たとえば、フランソワ・ブーシェでしょうか。フランソワ・ブーシェは、フランス、ロコロ時代の、絵師であります。ロコロの代表的な画家といっても過言ではないでしょう。
フランソワ・ブーシェは、1703年9月29日。巴里に生まれています。世を去ったのは、1770年5月30日。やはり巴里で。六十七年の生涯だったことになります。
フランソワ・ブーシェのお父さんは、ニコラ・ブーシェ。ニコラもまた画家で、刺繍家でもあったらしい。
フランソワは最初、お父さんのニコラから絵の手ほどきを受けたと、伝えられています。
ちょうど二十歳の時の、1723年、「ローマ賞」を受けてもいるようです。
そんなこともあって、1727年頃からイタリアへ留学しています。イタリアでは各地を旅したらしい。でも、詳しいことはよく分ってはいません。
フランソワ・ブーシェがフランスに帰国するのは、1731年のこと。この頃から、「美術アカデミー会員」になっています。
とにかく、「絵筆を持って生まれた男」といわれたほどの人物であったようですね。
中でもブーシェの絵を好んだのが、ポンパドール夫人。ルイ十五世の愛妾であります。
ポンパドール夫人はブーシェに絵を描かせただけでなく、ブーシェから絵も教わっているようです。
ブーシェの代表作のひとつに、『すべての人を照らす光』もまた、ポンパドール夫人の依頼により完成されたもの。これは、ポンパドール夫人の私的な礼拝堂に飾られた宗教画。現在では、「リヨン美術館」所蔵となっています。
フランソワ・ブーシェは絵画のみならず、タペストリーの管理官にも選ばれています。
「国立ゴブラン」とも深い関係にあったのです。
このフランソワ・ブーシェとつながりがあるのかどうか、ブーシェ。

「仕立屋ブウシ罷出御上着壹ッ御注文相成……………………。」

澁澤榮一著『巴里御在館日記』の、三月八日、晴、火曜日のところに、そのように出ています。
巴里留学中の、徳川昭武様が、上着を仕立てられたとの記述。その仕立屋が、「ブウシ」であった、と。 勝手な想像ですが、ブーシェではなかったでしょうか。

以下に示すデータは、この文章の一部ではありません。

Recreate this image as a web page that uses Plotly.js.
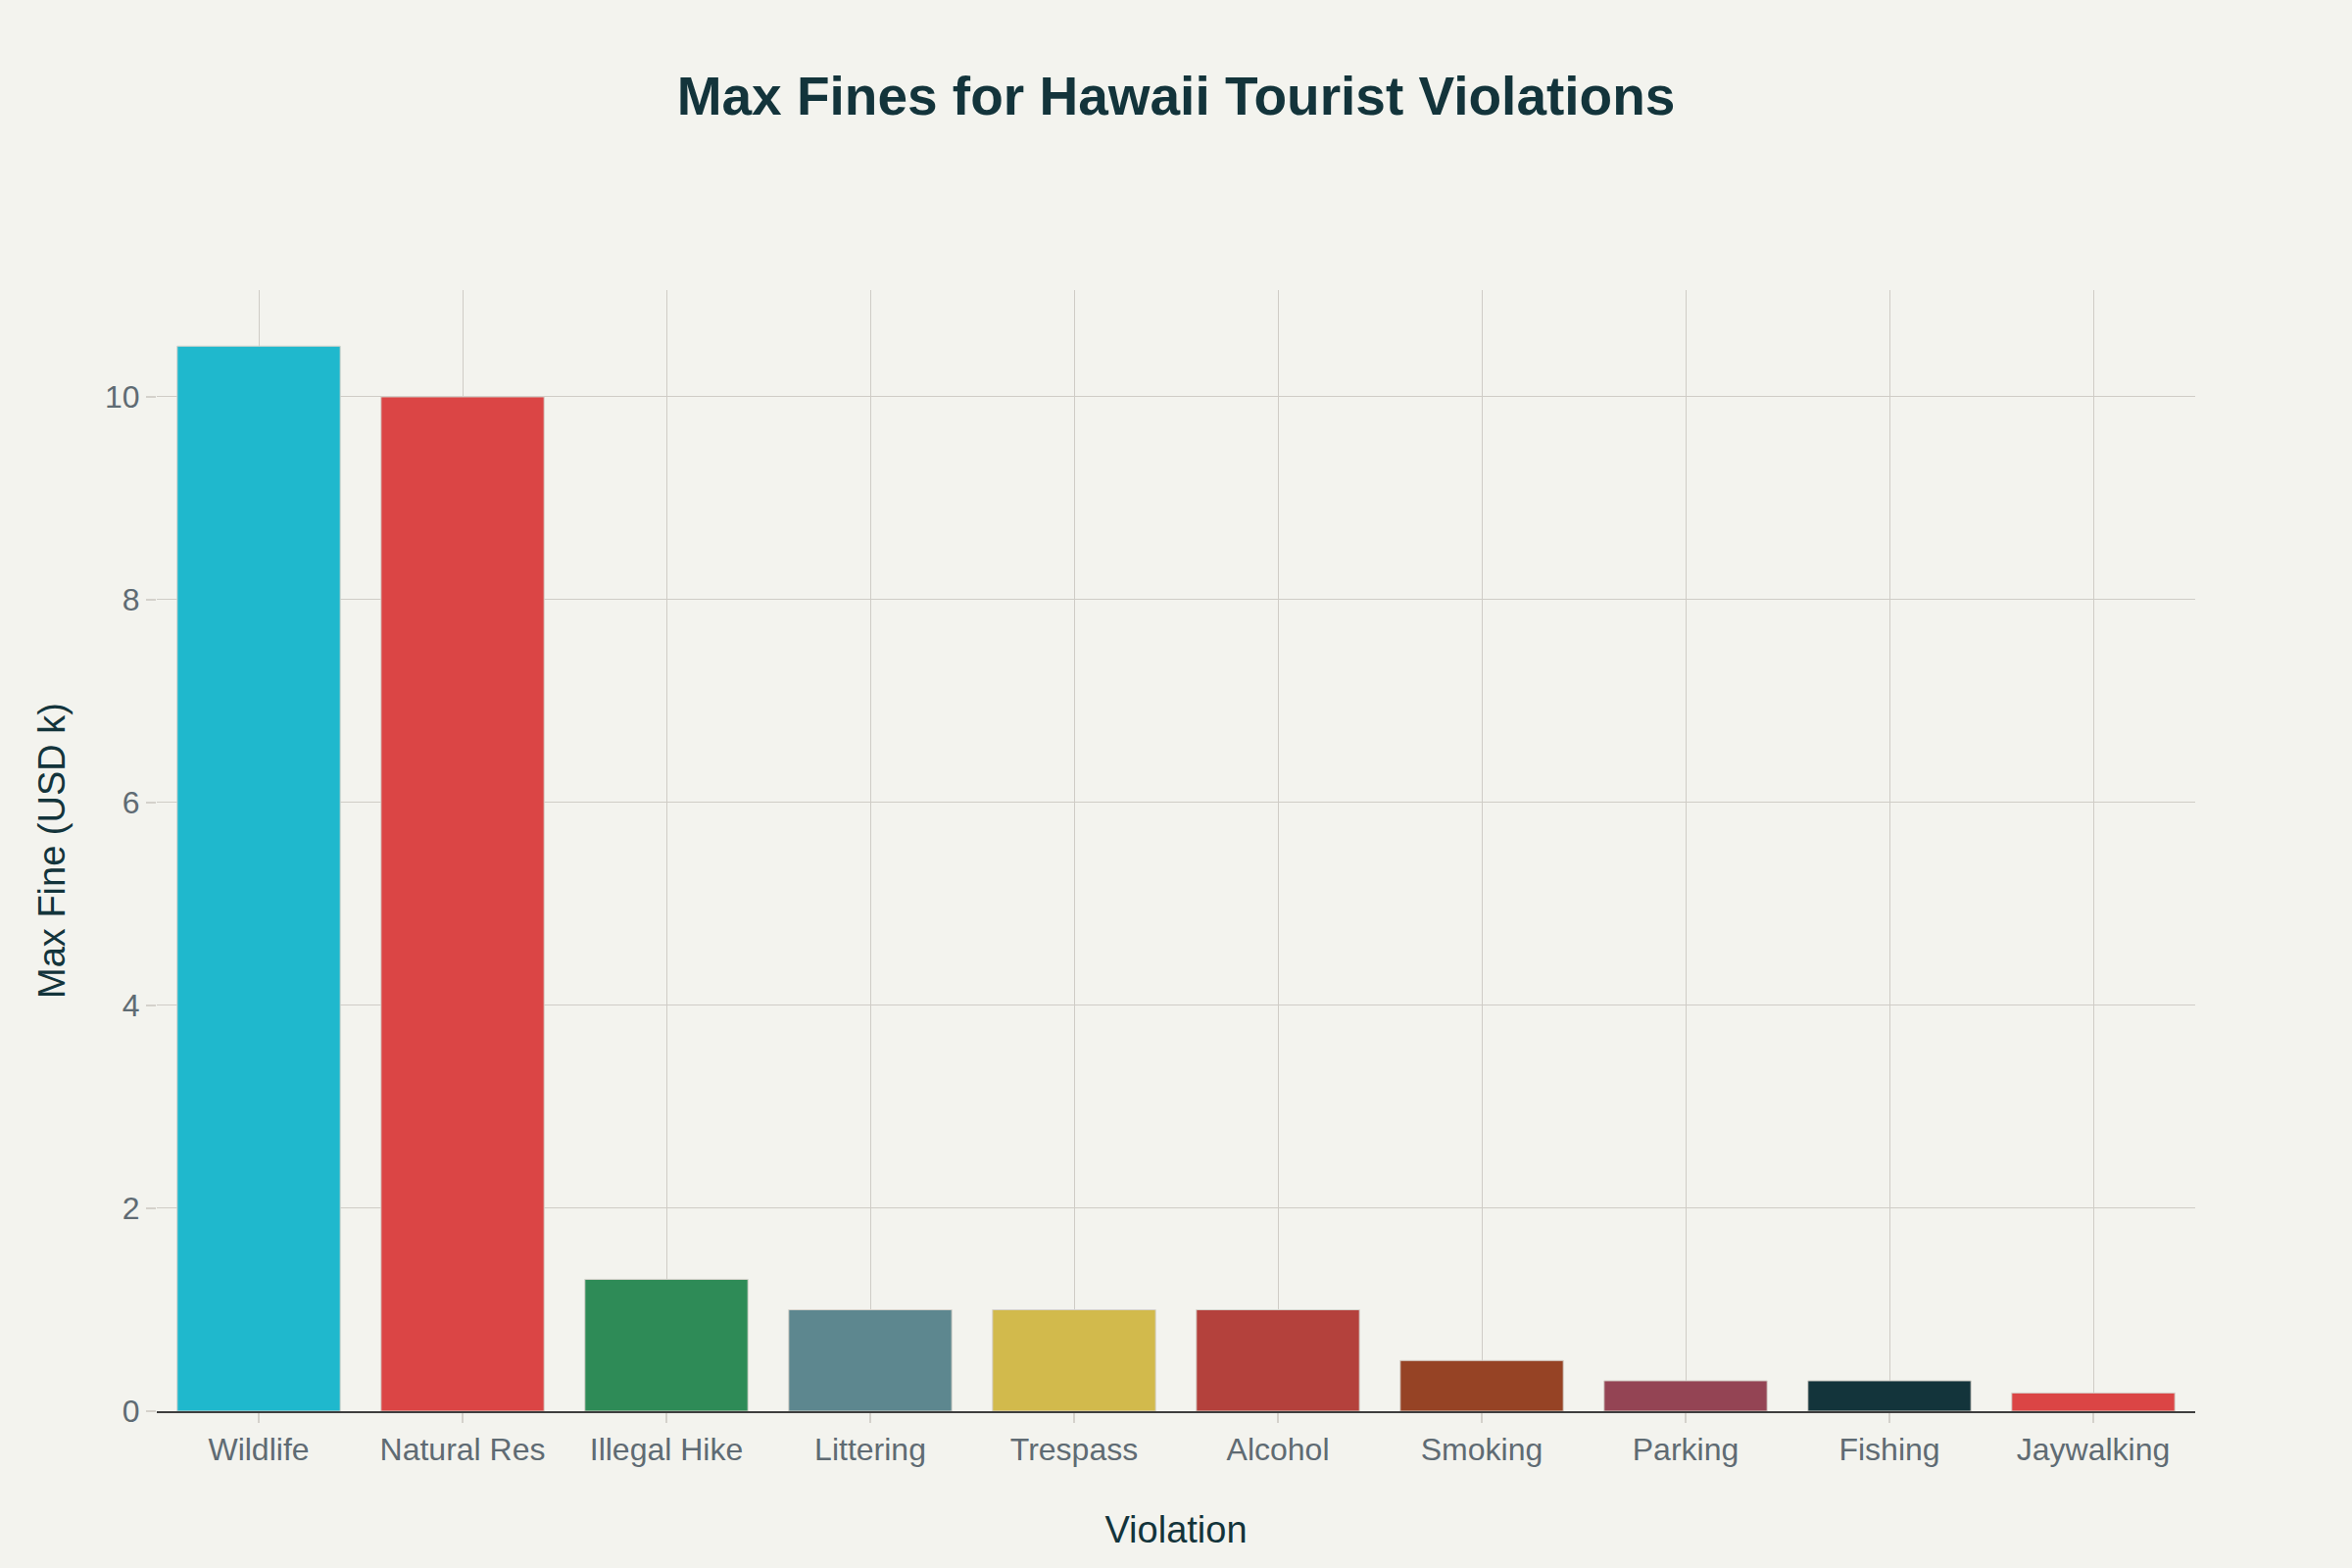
<!DOCTYPE html>
<html>
<head>
<meta charset="utf-8">
<script src="https://cdn.plot.ly/plotly-3.0.1.min.js"></script>
<style>html,body{margin:0;padding:0;background:#F3F3EE;}#chart{width:2400px;height:1600px;}</style>
</head>
<body>
<div id="chart"></div>
<script>
const categories = ["Wildlife", "Natural Res", "Illegal Hike", "Littering", "Trespass", "Alcohol", "Smoking", "Parking", "Fishing", "Jaywalking"];
const maxFineK = [10.5, 10, 1.3, 1, 1, 1, 0.5, 0.3, 0.3, 0.18];
const barColors = ["#1FB8CD", "#DB4545", "#2E8B57", "#5D878F", "#D2BA4C", "#B4413C", "#964325", "#944454", "#13343B", "#DB4545"];
const tickValsY = [0, 2, 4, 6, 8, 10];

const trace = {
  type: "bar",
  x: categories,
  y: maxFineK,
  marker: { color: barColors, line: { color: "#d6d2cb", width: 1 } },
  hoverinfo: "x+y"
};

const layout = {
  width: 2400,
  height: 1600,
  paper_bgcolor: "#F3F3EE",
  plot_bgcolor: "#F3F3EE",
  margin: { l: 160, r: 160, t: 296, b: 160, pad: 0 },
  showlegend: false,
  bargap: 0.2,
  font: { family: "Liberation Sans, Arial, sans-serif", color: "#5f6b73", size: 32 },
  title: {
    text: "<b>Max Fines for Hawaii Tourist Violations</b>",
    font: { family: "Liberation Sans, Arial, sans-serif", size: 55, color: "#13343B" },
    x: 0.5, xanchor: "center", xref: "paper",
    y: 1 - 98 / 1600, yanchor: "middle", yref: "container"
  },
  xaxis: {
    title: { text: "Violation", font: { size: 38, color: "#13343B" }, standoff: 51 },
    tickfont: { size: 32, color: "#5f6b73" },
    showgrid: true, gridcolor: "#cfccc6", gridwidth: 1,
    ticks: "outside", ticklen: 10, tickcolor: "#d4d1cb", tickwidth: 2,
    showline: true, linecolor: "#3e3e3e", linewidth: 2,
    automargin: false
  },
  yaxis: {
    title: { text: "Max Fine (USD k)", font: { size: 38, color: "#13343B" }, standoff: 28 },
    tickfont: { size: 32, color: "#5f6b73" },
    tickvals: tickValsY,
    showgrid: true, gridcolor: "#cfccc6", gridwidth: 1,
    ticks: "outside", ticklen: 10, tickcolor: "#d4d1cb", tickwidth: 2,
    zeroline: false, showline: false,
    automargin: false
  }
};

Plotly.newPlot("chart", [trace], layout, { displayModeBar: false, responsive: false });
</script>
</body>
</html>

「………黒羽二重の小袖羽織と、純子の義経袴一着と……………………。」

澁澤榮一著『雨夜譚』には、そのように書いています。
慶應二年。徳川昭武様のヨオロッパ留学に従うことになった、澁澤榮一の着物はそんな様子であった、と。
澁澤榮一は、「純子」と書いていますが、これは「緞子」のことでしょう。英語なら、
「ブロケード」br oc ad e。絹地に金糸銀糸で文様を織り出した生地であります。
どなたかブロケードのジレ を仕立てて頂けませんでしょうか。